Indeed, can we be confident that there’s any cause in Asia today which America would risk a major war with China over? For that matter, would we in Australia be willing to go to war against China to uphold US regional leadership? And if not, how can we expect America to do so? And how then can we be sure that America’s leadership in Asia, and its support for our security, will endure?

So it’s time to abandon our comfortable assumptions and instead consider two big questions. First, how can we help shape a new Asian order that could serve our interest best if the old one based on US leadership doesn’t survive?
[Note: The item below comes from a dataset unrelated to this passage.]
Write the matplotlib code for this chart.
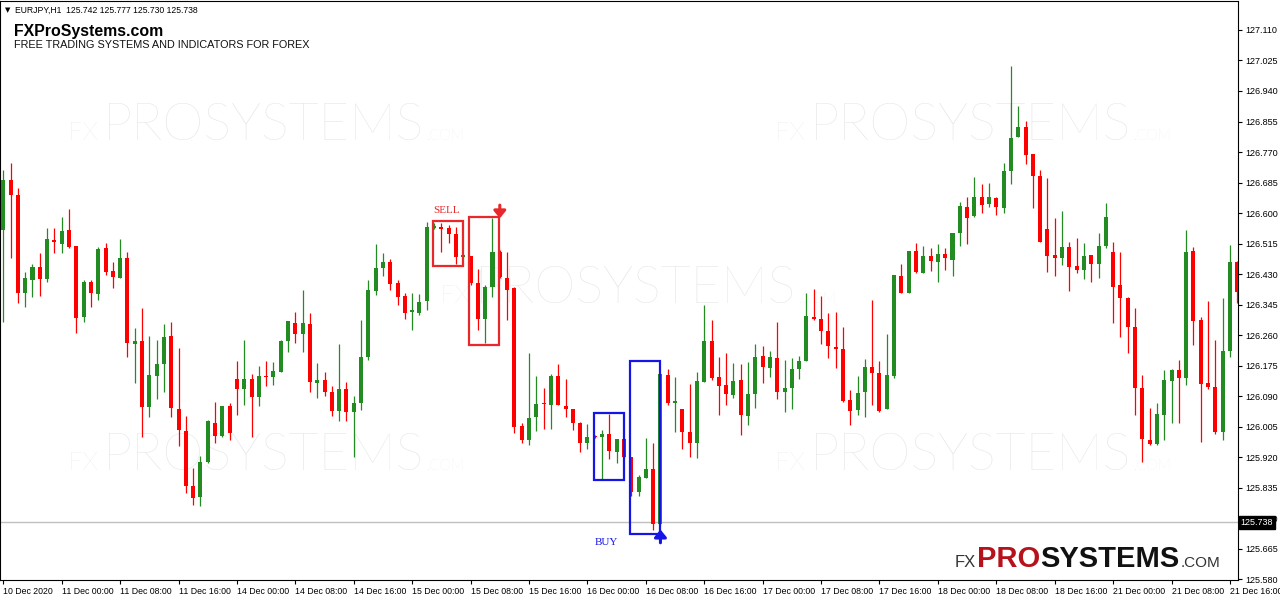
import matplotlib
matplotlib.use("Agg")
import matplotlib.pyplot as plt
from matplotlib.patches import Rectangle
import numpy as np

# EURJPY H1 candles
opens = [126.553, 126.692, 126.650, 126.377, 126.413, 126.449, 126.416, 126.525, 126.514, 126.553,
         126.508, 126.310, 126.408, 126.374, 126.502, 126.438, 126.419, 126.475, 126.235, 126.243,
         126.059, 126.146, 126.179, 126.257, 126.054, 125.992, 125.839, 125.808, 125.906, 126.015,
         125.979, 126.062, 126.137, 126.109, 126.137, 126.087, 126.146, 126.143, 126.157, 126.243,
         126.293, 126.263, 126.291, 126.126, 126.134, 126.101, 126.048, 126.110, 126.045, 126.070,
         126.200, 126.382, 126.447, 126.463, 126.405, 126.369, 126.324, 126.321, 126.355, 126.558,
         126.561, 126.558, 126.541, 126.477, 126.480, 126.405, 126.305, 126.394, 126.491, 126.419,
         126.391, 126.006, 125.967, 126.031, 126.070, 126.065, 126.146, 126.062, 126.054, 126.015,
         125.959, 125.979, 125.976, 125.984, 125.934, 125.970, 125.920, 125.823, 125.861, 125.886,
         125.733, 126.148, 126.070, 126.054, 125.990, 125.959, 126.129, 126.243, 126.143, 126.121,
         126.093, 126.134, 126.034, 126.096, 126.201, 126.168, 126.196, 126.101, 126.112, 126.165,
         126.188, 126.310, 126.305, 126.271, 126.226, 126.221, 126.079, 126.051, 126.101, 126.171,
         126.154, 126.054, 126.146, 126.424, 126.377, 126.494, 126.433, 126.480, 126.463, 126.486,
         126.469, 126.544, 126.617, 126.592, 126.645, 126.625, 126.642, 126.614, 126.717, 126.812,
         126.840, 126.764, 126.703, 126.555, 126.483, 126.474, 126.505, 126.452, 126.441, 126.483,
         126.458, 126.508, 126.491, 126.399, 126.363, 126.282, 126.112, 125.967, 125.956, 126.037,
         126.132, 126.162, 126.140, 126.494, 126.302, 126.126, 126.115, 125.990, 126.215, 126.463]
highs = [126.720, 126.739, 126.670, 126.436, 126.458, 126.489, 126.558, 126.558, 126.589, 126.611,
         126.508, 126.413, 126.413, 126.505, 126.516, 126.463, 126.528, 126.491, 126.280, 126.335,
         126.257, 126.246, 126.291, 126.296, 126.224, 126.034, 125.889, 125.923, 126.023, 126.073,
         126.062, 126.070, 126.188, 126.246, 126.151, 126.174, 126.188, 126.185, 126.246, 126.299,
         126.324, 126.385, 126.321, 126.182, 126.157, 126.118, 126.235, 126.130, 126.090, 126.302,
         126.413, 126.514, 126.489, 126.472, 126.413, 126.377, 126.377, 126.374, 126.575, 126.572,
         126.572, 126.566, 126.561, 126.486, 126.480, 126.444, 126.400, 126.586, 126.497, 126.491,
         126.394, 126.015, 126.210, 126.146, 126.112, 126.151, 126.179, 126.137, 126.054, 126.018,
         126.012, 125.981, 125.995, 126.040, 125.970, 125.972, 125.920, 125.870, 125.973, 125.959,
         126.151, 126.165, 126.143, 126.054, 126.123, 126.157, 126.344, 126.302, 126.199, 126.210,
         126.182, 126.179, 126.185, 126.235, 126.229, 126.215, 126.296, 126.190, 126.196, 126.201,
         126.377, 126.388, 126.369, 126.321, 126.324, 126.282, 126.107, 126.146, 126.193, 126.357,
         126.188, 126.263, 126.427, 126.458, 126.494, 126.516, 126.508, 126.502, 126.514, 126.502,
         126.544, 126.631, 126.645, 126.700, 126.681, 126.684, 126.645, 126.739, 127.010, 126.898,
         126.856, 126.764, 126.720, 126.698, 126.586, 126.606, 126.519, 126.530, 126.516, 126.483,
         126.544, 126.628, 126.519, 126.491, 126.366, 126.335, 126.148, 126.056, 126.070, 126.162,
         126.165, 126.190, 126.553, 126.505, 126.310, 126.355, 126.246, 126.363, 126.511, 126.466]
lows = [126.296, 126.474, 126.349, 126.338, 126.366, 126.369, 126.408, 126.489, 126.489, 126.502,
        126.265, 126.296, 126.338, 126.357, 126.427, 126.391, 126.419, 126.199, 126.126, 125.976,
        126.031, 126.082, 126.101, 126.031, 125.951, 125.820, 125.786, 125.783, 125.903, 125.959,
        125.976, 125.967, 126.037, 126.065, 125.976, 126.062, 126.118, 126.121, 126.157, 126.213,
        126.238, 126.213, 126.101, 126.084, 126.090, 126.034, 126.020, 126.020, 125.920, 126.050,
        126.190, 126.371, 126.424, 126.385, 126.344, 126.305, 126.274, 126.316, 126.330, 126.555,
        126.491, 126.516, 126.458, 126.474, 126.400, 126.274, 126.238, 126.366, 126.420, 126.302,
        125.987, 125.959, 125.954, 125.992, 125.998, 125.998, 126.065, 126.031, 125.995, 125.934,
        125.942, 125.973, 125.858, 125.914, 125.903, 125.917, 125.811, 125.811, 125.861, 125.716,
        125.730, 126.065, 125.990, 125.942, 125.920, 125.917, 126.129, 126.134, 126.037, 126.065,
        126.084, 125.981, 126.009, 126.056, 126.126, 126.143, 126.082, 126.045, 126.054, 126.137,
        126.188, 126.302, 126.235, 126.196, 126.168, 126.073, 126.009, 126.037, 126.031, 126.065,
        126.045, 126.054, 126.140, 126.377, 126.377, 126.433, 126.433, 126.438, 126.408, 126.441,
        126.424, 126.508, 126.514, 126.589, 126.600, 126.617, 126.594, 126.600, 126.681, 126.812,
        126.737, 126.614, 126.519, 126.436, 126.424, 126.455, 126.383, 126.433, 126.416, 126.408,
        126.419, 126.502, 126.293, 126.254, 126.210, 126.037, 125.906, 125.954, 125.954, 125.967,
        126.015, 126.015, 126.121, 126.232, 125.962, 126.109, 125.984, 125.967, 126.199, 126.349]
closes = [126.692, 126.650, 126.377, 126.419, 126.449, 126.416, 126.528, 126.519, 126.550, 126.505,
          126.307, 126.408, 126.377, 126.500, 126.436, 126.422, 126.475, 126.238, 126.243, 126.059,
          126.148, 126.179, 126.254, 126.056, 125.995, 125.839, 125.806, 125.906, 126.020, 125.979,
          126.062, 125.987, 126.109, 126.137, 126.087, 126.146, 126.143, 126.160, 126.243, 126.299,
          126.263, 126.293, 126.129, 126.134, 126.101, 126.048, 126.110, 126.045, 126.070, 126.200,
          126.385, 126.447, 126.463, 126.402, 126.366, 126.321, 126.330, 126.352, 126.561, 126.564,
          126.555, 126.541, 126.477, 126.483, 126.405, 126.305, 126.394, 126.491, 126.422, 126.385,
          126.004, 125.967, 126.029, 126.068, 126.068, 126.146, 126.065, 126.054, 126.015, 125.959,
          125.976, 125.976, 125.984, 125.937, 125.970, 125.920, 125.823, 125.864, 125.886, 125.733,
          126.151, 126.070, 126.076, 125.990, 125.959, 126.132, 126.243, 126.140, 126.118, 126.096,
          126.132, 126.037, 126.096, 126.199, 126.171, 126.199, 126.101, 126.112, 126.165, 126.188,
          126.313, 126.305, 126.271, 126.229, 126.221, 126.076, 126.048, 126.098, 126.171, 126.154,
          126.048, 126.148, 126.427, 126.377, 126.494, 126.436, 126.480, 126.466, 126.486, 126.474,
          126.544, 126.619, 126.586, 126.645, 126.622, 126.645, 126.617, 126.717, 126.809, 126.840,
          126.762, 126.703, 126.519, 126.480, 126.474, 126.505, 126.449, 126.441, 126.480, 126.458,
          126.508, 126.589, 126.394, 126.363, 126.282, 126.112, 125.970, 125.956, 126.040, 126.134,
          126.162, 126.140, 126.491, 126.299, 126.123, 126.115, 125.990, 126.215, 126.463, 126.380]

price_ticks = [127.110, 127.025, 126.940, 126.855, 126.770, 126.685, 126.600, 126.515, 126.430,
               126.345, 126.260, 126.175, 126.090, 126.005, 125.920, 125.835, 125.750, 125.665, 125.580]
time_bars = [0, 8, 16, 24, 32, 40, 48, 56, 64, 72, 80, 88, 96, 104, 112, 120, 128, 136, 144, 152, 160, 168]
time_labels = ["10 Dec 2020", "11 Dec 00:00", "11 Dec 08:00", "11 Dec 16:00", "14 Dec 00:00",
               "14 Dec 08:00", "14 Dec 16:00", "15 Dec 00:00", "15 Dec 08:00", "15 Dec 16:00",
               "16 Dec 00:00", "16 Dec 08:00", "16 Dec 16:00", "17 Dec 00:00", "17 Dec 08:00",
               "17 Dec 16:00", "18 Dec 00:00", "18 Dec 08:00", "18 Dec 16:00", "21 Dec 00:00",
               "21 Dec 08:00", "21 Dec 16:00"]
bid = 125.738

# signal boxes: (first bar edge, last bar edge, low, high)
sell_boxes = [(58.85, 63.0, 126.452, 126.578), (63.8, 67.9, 126.232, 126.589)]
buy_boxes = [(80.9, 85.0, 125.856, 126.043), (85.8, 89.95, 125.705, 126.188)]

GREEN = "#228b22"
RED = "#ff0000"
W, H = 1280, 600

fig = plt.figure(figsize=(12.8, 6), dpi=100)
ax = fig.add_axes([0, 20 / H, 1238 / W, 579 / H])
renderer = fig.canvas.get_renderer()

o = np.array(opens); hi = np.array(highs); lo = np.array(lows); c = np.array(closes)
x = np.arange(len(o))
cols = np.where(c >= o, GREEN, RED)

ax.vlines(x, lo, hi, colors=cols, linewidth=0.9, zorder=3)
bottom = np.minimum(o, c)
height = np.maximum(np.abs(c - o), 0.003)
ax.bar(x, height, bottom=bottom, width=0.55, color=cols, linewidth=0, zorder=4)

ax.axhline(bid, color="#c0c0c0", linewidth=1, zorder=2)

for x0, x1, y0, y1 in sell_boxes:
    ax.add_patch(Rectangle((x0, y0), x1 - x0, y1 - y0, fill=False, edgecolor="#e8282a", linewidth=1.6, zorder=5))
for x0, x1, y0, y1 in buy_boxes:
    ax.add_patch(Rectangle((x0, y0), x1 - x0, y1 - y0, fill=False, edgecolor="#1515e6", linewidth=1.6, zorder=5))

ax.text(60.7, 126.608, "SELL", color="#e8282a", fontsize=8, family="Liberation Serif", ha="center", va="center")
ax.text(82.6, 125.683, "BUY", color="#1515e6", fontsize=8, family="Liberation Serif", ha="center", va="center")
arrow = dict(arrowstyle="-|>,head_length=0.55,head_width=0.45", mutation_scale=8, lw=2.2,
             shrinkA=0, shrinkB=0)
ax.annotate("", xy=(68.0, 126.585), xytext=(68.0, 126.622), arrowprops=dict(arrow, color="#e8282a"))
ax.annotate("", xy=(90.0, 125.718), xytext=(90.0, 125.681), arrowprops=dict(arrow, color="#1515e6"))

ax.set_xlim(-0.45, 169.1)
ax.set_ylim(125.5773, 127.1908)

ax.yaxis.tick_right()
ax.set_yticks(price_ticks)
ax.set_yticklabels([f"{v:.3f}" for v in price_ticks], fontsize=6.5, family="Liberation Sans")
ax.set_xticks(time_bars)
ax.set_xticklabels(time_labels, fontsize=6.3, family="Liberation Sans")
for lbl in ax.get_xticklabels():
    lbl.set_ha("left")
ax.tick_params(axis="x", length=3, width=0.8, pad=2)
ax.tick_params(axis="y", length=3, width=0.8, pad=2)
for s in ax.spines.values():
    s.set_linewidth(0.8)
    s.set_color("black")

# bid label on the price axis (covers the 125.750 label like the terminal does)
ax.text(1.002, bid, "125.738", transform=ax.get_yaxis_transform(), fontsize=6.5, family="Liberation Sans",
        color="white", va="center", ha="left", zorder=10,
        bbox=dict(boxstyle="square,pad=0.2", facecolor="black", edgecolor="black"), clip_on=False)


def put(owner, xp, yp, s, width=None, **kw):
    """place text at pixel (xp, yp) baseline; optionally scale it to a pixel width"""
    t = owner.text(xp / W, 1 - yp / H, s, transform=fig.transFigure, va="baseline", **kw)
    if width:
        w = t.get_window_extent(renderer).width
        t.set_fontsize(t.get_fontsize() * width / w)
    return t


# watermarks: (left x, baseline y)
WM = "#e4e4e4"
wm_parts = [("FX", 0, 30, 16), ("PROSYSTEMS", 35, 322, 33), (".COM", 359, 38, 14)]
for (wx, wy) in [(68, 140), (775, 140), (440, 303), (68, 470), (775, 470)]:
    for s, dx, wpx, size in wm_parts:
        put(ax, wx + dx, wy, s, width=wpx, fontsize=size, color=WM, family="Lato",
            weight="light", zorder=1)

# header
fig.text(5 / W, 1 - 12 / H, "\u25BC", fontsize=5, color="black", va="baseline")
put(fig, 15, 13, "EURJPY,H1  125.742 125.777 125.730 125.738", width=182, fontsize=6.5,
    family="Liberation Sans", color="black")
put(fig, 14, 36, "FXProSystems.com", width=149, fontsize=12.5, family="Liberation Sans",
    weight="bold", color="black")
put(fig, 14, 48, "FREE TRADING SYSTEMS AND INDICATORS FOR FOREX", width=299, fontsize=7.3,
    family="Liberation Sans", color="#111111")

# bottom-right logo
put(fig, 955, 567, "FX", fontsize=12, family="Liberation Sans", color="#333333")
t = put(fig, 977, 567, "PRO", fontsize=21, family="Liberation Sans", weight="bold", color="#b5121b")
t = put(fig, t.get_window_extent(renderer).x1, 567, "SYSTEMS", fontsize=21, family="Liberation Sans",
        weight="bold", color="#111111")
put(fig, t.get_window_extent(renderer).x1 + 1, 567, ".COM", fontsize=11, family="Liberation Sans", color="#333333")

fig.savefig("out.png", dpi=100, facecolor="white")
And how could we defend ourselves if we’re no longer sure America will do it for us?

Many of those who have rushed to defend the alliance seem to think there are no answers to these questions. They say that the alliance is simply indispensable, that we have no option but to cling to it, and no future without it. But one wonders whether they have ever really thought about what the alternatives might be.

If they did, they might perhaps find that they are selling our country a little short by assuming that there’s simply nothing we could do to secure Australia’s own place in Asia without US support. We just need to think a bit harder, and a bit more courageously, about what that might mean. And I think that was what Penny Wong was getting at when she said that Mr Trump’s election should nudge us towards fresh thinking.